■ Set task ■
Produce an exact copy of all the data below, dropping every image.

---------- Data extract ----------

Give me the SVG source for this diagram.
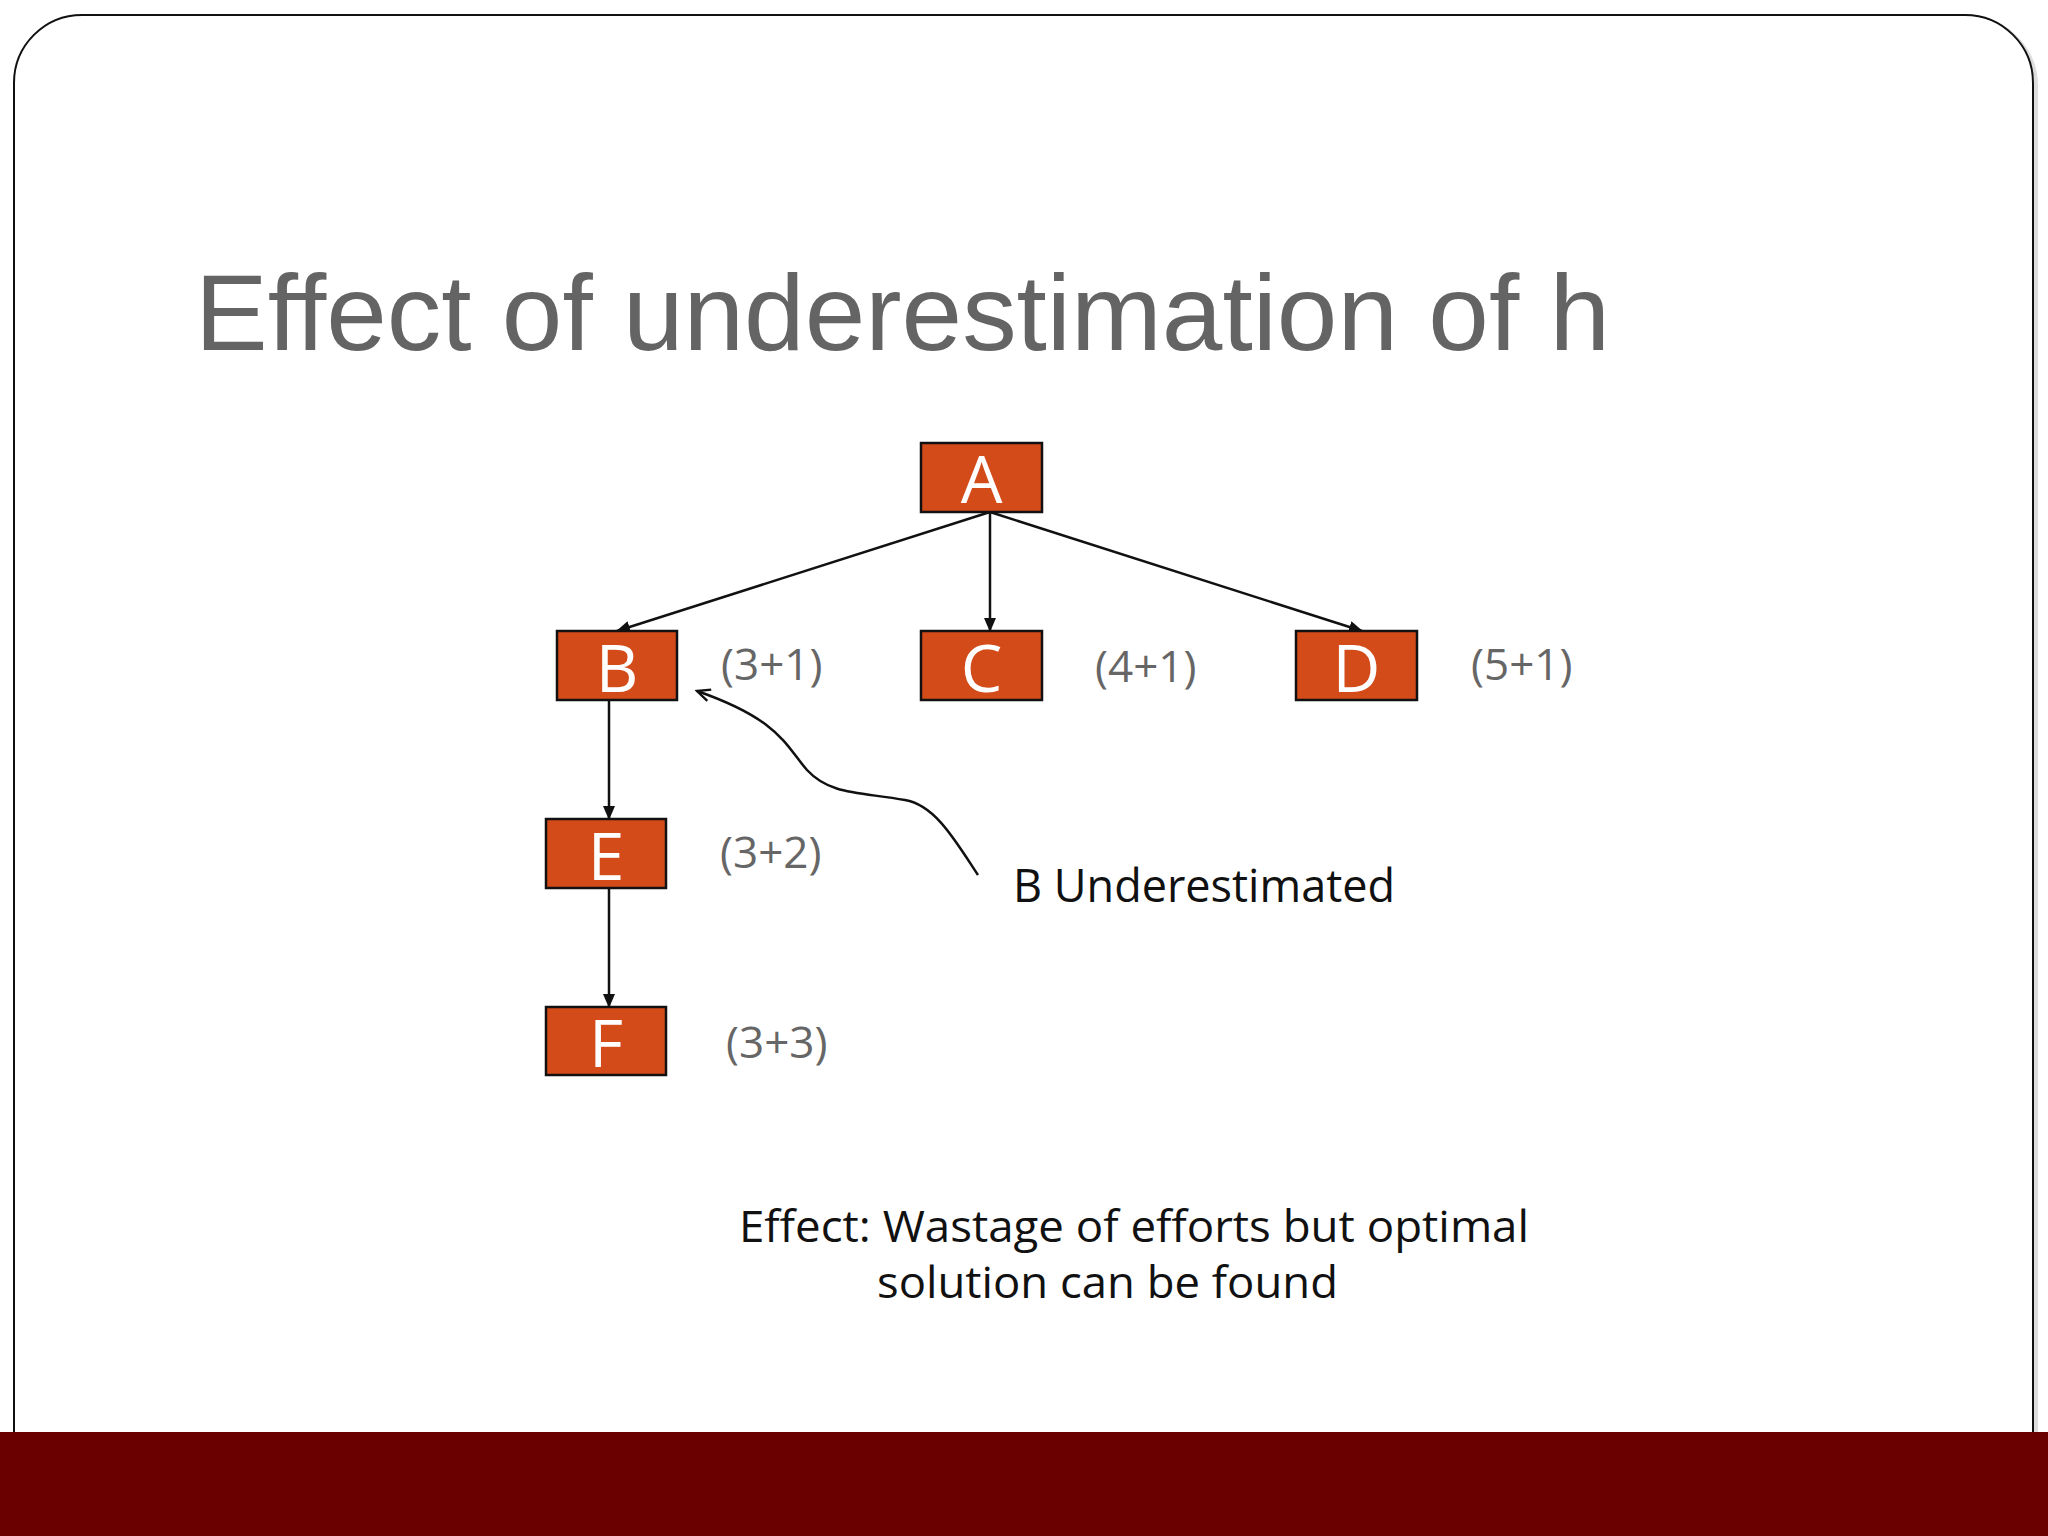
<svg xmlns="http://www.w3.org/2000/svg" width="2048" height="1536" viewBox="0 0 2048 1536">
<defs>
<style>
.box{fill:#D44B1A;stroke:#111;stroke-width:2.5}
.lbl{font-family:"Open Sans","Noto Sans",sans-serif;fill:#fff;font-size:66px;text-anchor:middle}
.val{font-family:"Open Sans","Noto Sans",sans-serif;fill:#666;font-size:44px}
.txt{font-family:"Open Sans","Noto Sans",sans-serif;fill:#111}
.edge{stroke:#111;stroke-width:2.5;fill:none}
</style>
<marker id="ah" markerWidth="14" markerHeight="12" refX="13" refY="6" orient="auto" markerUnits="userSpaceOnUse">
<path d="M0,0 L14,6 L0,12 Z" fill="#111"/>
</marker>
<marker id="oh" markerWidth="16" markerHeight="14" refX="14" refY="7" orient="auto" markerUnits="userSpaceOnUse">
<path d="M1,1 L14,7 L1,13" fill="none" stroke="#111" stroke-width="2.4"/>
</marker>
</defs>
<rect width="2048" height="1536" fill="#fff"/>
<g id="frame">
<rect x="17" y="18" width="2019" height="1500" rx="68" ry="68" fill="none" stroke="#ddd" stroke-width="4"/>
<rect x="14" y="15" width="2019" height="1500" rx="68" ry="68" fill="#fff" stroke="#111" stroke-width="2"/>
<rect x="0" y="1432" width="2048" height="104" fill="#6B0000"/>
</g>
<text id="title" x="195" y="350" font-family="Liberation Sans, Arial, sans-serif" font-size="108" fill="#646464" textLength="1415" lengthAdjust="spacingAndGlyphs" style="font-variant-ligatures:none">Effect of underestimation of h</text>
<g id="connectors">
<line class="edge" x1="990" y1="512" x2="617" y2="631" marker-end="url(#ah)"/>
<line class="edge" x1="990" y1="512" x2="990" y2="631" marker-end="url(#ah)"/>
<line class="edge" x1="990" y1="512" x2="1362" y2="631" marker-end="url(#ah)"/>
<line class="edge" x1="609" y1="700" x2="609" y2="819" marker-end="url(#ah)"/>
<line class="edge" x1="609" y1="888" x2="609" y2="1007" marker-end="url(#ah)"/>
<path class="edge" d="M 978 875 C 955 840, 935 805, 905 800 C 860 792, 830 795, 807 770 C 785 745, 780 720, 697 691" marker-end="url(#oh)"/>
</g>
<g id="node-A"><rect class="box" x="921" y="443" width="121" height="69"/><text class="lbl" x="981.5" y="503">A</text></g>
<g id="node-B"><rect class="box" x="557" y="631" width="120" height="69"/><text class="lbl" x="617" y="692">B</text></g>
<g id="node-C"><rect class="box" x="921" y="631" width="121" height="69"/><text class="lbl" x="981.5" y="692">C</text></g>
<g id="node-D"><rect class="box" x="1296" y="631" width="121" height="69"/><text class="lbl" x="1356.5" y="692">D</text></g>
<g id="node-E"><rect class="box" x="546" y="819" width="120" height="69"/><text class="lbl" x="606" y="880">E</text></g>
<g id="node-F"><rect class="box" x="546" y="1007" width="120" height="68"/><text class="lbl" x="606" y="1067">F</text></g>
<g id="values">
<text class="val" x="721" y="680">(3+1)</text>
<text class="val" x="1095" y="682">(4+1)</text>
<text class="val" x="1471" y="680">(5+1)</text>
<text class="val" x="720" y="868">(3+2)</text>
<text class="val" x="726" y="1058">(3+3)</text>
</g>
<text id="note" class="txt" x="1013" y="902" font-size="45">B Underestimated</text>
<g id="effect">
<text class="txt" x="739" y="1242" font-size="43" textLength="790" lengthAdjust="spacingAndGlyphs">Effect: Wastage of efforts but optimal</text>
<text class="txt" x="877" y="1298" font-size="43" textLength="461" lengthAdjust="spacingAndGlyphs">solution can be found</text>
</g>
</svg>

----------

■ Written answer ■
Give me the SVG source for this diagram.
<svg xmlns="http://www.w3.org/2000/svg" width="2048" height="1536" viewBox="0 0 2048 1536">
<defs>
<style>
.box{fill:#D44B1A;stroke:#111;stroke-width:2.5}
.lbl{font-family:"Open Sans","Noto Sans",sans-serif;fill:#fff;font-size:66px;text-anchor:middle}
.val{font-family:"Open Sans","Noto Sans",sans-serif;fill:#666;font-size:44px}
.txt{font-family:"Open Sans","Noto Sans",sans-serif;fill:#111}
.edge{stroke:#111;stroke-width:2.5;fill:none}
</style>
<marker id="ah" markerWidth="14" markerHeight="12" refX="13" refY="6" orient="auto" markerUnits="userSpaceOnUse">
<path d="M0,0 L14,6 L0,12 Z" fill="#111"/>
</marker>
<marker id="oh" markerWidth="16" markerHeight="14" refX="14" refY="7" orient="auto" markerUnits="userSpaceOnUse">
<path d="M1,1 L14,7 L1,13" fill="none" stroke="#111" stroke-width="2.4"/>
</marker>
</defs>
<rect width="2048" height="1536" fill="#fff"/>
<g id="frame">
<rect x="17" y="18" width="2019" height="1500" rx="68" ry="68" fill="none" stroke="#ddd" stroke-width="4"/>
<rect x="14" y="15" width="2019" height="1500" rx="68" ry="68" fill="#fff" stroke="#111" stroke-width="2"/>
<rect x="0" y="1432" width="2048" height="104" fill="#6B0000"/>
</g>
<text id="title" x="195" y="350" font-family="Liberation Sans, Arial, sans-serif" font-size="108" fill="#646464" textLength="1415" lengthAdjust="spacingAndGlyphs" style="font-variant-ligatures:none">Effect of underestimation of h</text>
<g id="connectors">
<line class="edge" x1="990" y1="512" x2="617" y2="631" marker-end="url(#ah)"/>
<line class="edge" x1="990" y1="512" x2="990" y2="631" marker-end="url(#ah)"/>
<line class="edge" x1="990" y1="512" x2="1362" y2="631" marker-end="url(#ah)"/>
<line class="edge" x1="609" y1="700" x2="609" y2="819" marker-end="url(#ah)"/>
<line class="edge" x1="609" y1="888" x2="609" y2="1007" marker-end="url(#ah)"/>
<path class="edge" d="M 978 875 C 955 840, 935 805, 905 800 C 860 792, 830 795, 807 770 C 785 745, 780 720, 697 691" marker-end="url(#oh)"/>
</g>
<g id="node-A"><rect class="box" x="921" y="443" width="121" height="69"/><text class="lbl" x="981.5" y="503">A</text></g>
<g id="node-B"><rect class="box" x="557" y="631" width="120" height="69"/><text class="lbl" x="617" y="692">B</text></g>
<g id="node-C"><rect class="box" x="921" y="631" width="121" height="69"/><text class="lbl" x="981.5" y="692">C</text></g>
<g id="node-D"><rect class="box" x="1296" y="631" width="121" height="69"/><text class="lbl" x="1356.5" y="692">D</text></g>
<g id="node-E"><rect class="box" x="546" y="819" width="120" height="69"/><text class="lbl" x="606" y="880">E</text></g>
<g id="node-F"><rect class="box" x="546" y="1007" width="120" height="68"/><text class="lbl" x="606" y="1067">F</text></g>
<g id="values">
<text class="val" x="721" y="680">(3+1)</text>
<text class="val" x="1095" y="682">(4+1)</text>
<text class="val" x="1471" y="680">(5+1)</text>
<text class="val" x="720" y="868">(3+2)</text>
<text class="val" x="726" y="1058">(3+3)</text>
</g>
<text id="note" class="txt" x="1013" y="902" font-size="45">B Underestimated</text>
<g id="effect">
<text class="txt" x="739" y="1242" font-size="43" textLength="790" lengthAdjust="spacingAndGlyphs">Effect: Wastage of efforts but optimal</text>
<text class="txt" x="877" y="1298" font-size="43" textLength="461" lengthAdjust="spacingAndGlyphs">solution can be found</text>
</g>
</svg>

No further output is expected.